PROBLEM REQUIREMENTS:
Reproduce the listing below in full and without alteration, apart from its pictures.

DATASET CONTENT:
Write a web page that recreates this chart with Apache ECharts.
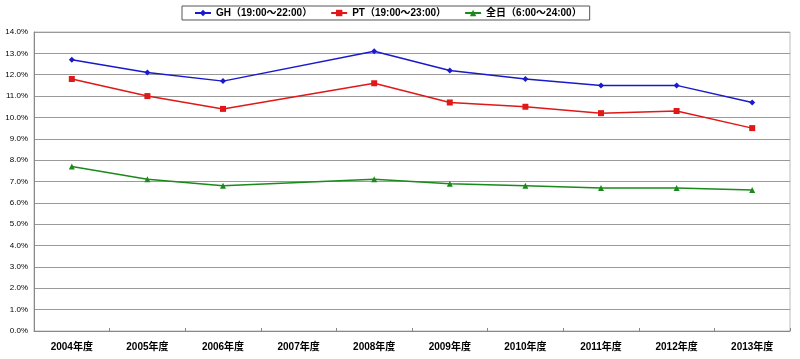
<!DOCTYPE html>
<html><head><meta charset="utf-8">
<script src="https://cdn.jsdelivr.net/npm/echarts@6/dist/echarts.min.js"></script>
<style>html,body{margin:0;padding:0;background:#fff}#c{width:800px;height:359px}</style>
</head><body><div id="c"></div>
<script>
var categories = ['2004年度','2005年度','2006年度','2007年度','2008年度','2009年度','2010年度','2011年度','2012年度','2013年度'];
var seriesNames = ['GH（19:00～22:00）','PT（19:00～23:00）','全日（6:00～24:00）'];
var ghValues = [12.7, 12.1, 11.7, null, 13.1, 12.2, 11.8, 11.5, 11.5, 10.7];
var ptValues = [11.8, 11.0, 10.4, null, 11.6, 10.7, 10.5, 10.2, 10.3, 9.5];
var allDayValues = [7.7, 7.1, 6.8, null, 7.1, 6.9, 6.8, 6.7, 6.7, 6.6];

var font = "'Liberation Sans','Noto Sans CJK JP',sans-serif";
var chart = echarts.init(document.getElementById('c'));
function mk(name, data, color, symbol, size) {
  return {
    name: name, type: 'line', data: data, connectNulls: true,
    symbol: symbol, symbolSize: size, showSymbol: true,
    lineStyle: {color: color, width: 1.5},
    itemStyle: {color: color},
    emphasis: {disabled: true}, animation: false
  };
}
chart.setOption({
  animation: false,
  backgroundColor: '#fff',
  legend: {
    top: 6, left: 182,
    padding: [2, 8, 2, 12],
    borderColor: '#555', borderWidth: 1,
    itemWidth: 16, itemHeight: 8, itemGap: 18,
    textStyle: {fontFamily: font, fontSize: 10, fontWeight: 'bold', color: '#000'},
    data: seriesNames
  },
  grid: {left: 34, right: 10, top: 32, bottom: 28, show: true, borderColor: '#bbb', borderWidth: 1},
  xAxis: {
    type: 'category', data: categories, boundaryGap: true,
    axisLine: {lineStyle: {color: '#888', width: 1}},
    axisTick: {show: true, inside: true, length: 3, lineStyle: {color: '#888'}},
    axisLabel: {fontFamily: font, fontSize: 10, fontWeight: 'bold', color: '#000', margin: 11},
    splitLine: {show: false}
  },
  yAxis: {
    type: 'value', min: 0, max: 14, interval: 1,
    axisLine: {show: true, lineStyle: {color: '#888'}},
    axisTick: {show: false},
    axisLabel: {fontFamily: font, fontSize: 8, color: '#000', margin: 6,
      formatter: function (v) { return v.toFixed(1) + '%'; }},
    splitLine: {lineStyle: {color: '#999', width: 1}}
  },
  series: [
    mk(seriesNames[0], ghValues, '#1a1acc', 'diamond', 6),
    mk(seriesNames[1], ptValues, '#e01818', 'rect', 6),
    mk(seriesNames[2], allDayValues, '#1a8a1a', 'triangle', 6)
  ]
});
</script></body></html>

PROBLEM SOLUTION:
Write a web page that recreates this chart with Apache ECharts.
<!DOCTYPE html>
<html><head><meta charset="utf-8">
<script src="https://cdn.jsdelivr.net/npm/echarts@6/dist/echarts.min.js"></script>
<style>html,body{margin:0;padding:0;background:#fff}#c{width:800px;height:359px}</style>
</head><body><div id="c"></div>
<script>
var categories = ['2004年度','2005年度','2006年度','2007年度','2008年度','2009年度','2010年度','2011年度','2012年度','2013年度'];
var seriesNames = ['GH（19:00～22:00）','PT（19:00～23:00）','全日（6:00～24:00）'];
var ghValues = [12.7, 12.1, 11.7, null, 13.1, 12.2, 11.8, 11.5, 11.5, 10.7];
var ptValues = [11.8, 11.0, 10.4, null, 11.6, 10.7, 10.5, 10.2, 10.3, 9.5];
var allDayValues = [7.7, 7.1, 6.8, null, 7.1, 6.9, 6.8, 6.7, 6.7, 6.6];

var font = "'Liberation Sans','Noto Sans CJK JP',sans-serif";
var chart = echarts.init(document.getElementById('c'));
function mk(name, data, color, symbol, size) {
  return {
    name: name, type: 'line', data: data, connectNulls: true,
    symbol: symbol, symbolSize: size, showSymbol: true,
    lineStyle: {color: color, width: 1.5},
    itemStyle: {color: color},
    emphasis: {disabled: true}, animation: false
  };
}
chart.setOption({
  animation: false,
  backgroundColor: '#fff',
  legend: {
    top: 6, left: 182,
    padding: [2, 8, 2, 12],
    borderColor: '#555', borderWidth: 1,
    itemWidth: 16, itemHeight: 8, itemGap: 18,
    textStyle: {fontFamily: font, fontSize: 10, fontWeight: 'bold', color: '#000'},
    data: seriesNames
  },
  grid: {left: 34, right: 10, top: 32, bottom: 28, show: true, borderColor: '#bbb', borderWidth: 1},
  xAxis: {
    type: 'category', data: categories, boundaryGap: true,
    axisLine: {lineStyle: {color: '#888', width: 1}},
    axisTick: {show: true, inside: true, length: 3, lineStyle: {color: '#888'}},
    axisLabel: {fontFamily: font, fontSize: 10, fontWeight: 'bold', color: '#000', margin: 11},
    splitLine: {show: false}
  },
  yAxis: {
    type: 'value', min: 0, max: 14, interval: 1,
    axisLine: {show: true, lineStyle: {color: '#888'}},
    axisTick: {show: false},
    axisLabel: {fontFamily: font, fontSize: 8, color: '#000', margin: 6,
      formatter: function (v) { return v.toFixed(1) + '%'; }},
    splitLine: {lineStyle: {color: '#999', width: 1}}
  },
  series: [
    mk(seriesNames[0], ghValues, '#1a1acc', 'diamond', 6),
    mk(seriesNames[1], ptValues, '#e01818', 'rect', 6),
    mk(seriesNames[2], allDayValues, '#1a8a1a', 'triangle', 6)
  ]
});
</script></body></html>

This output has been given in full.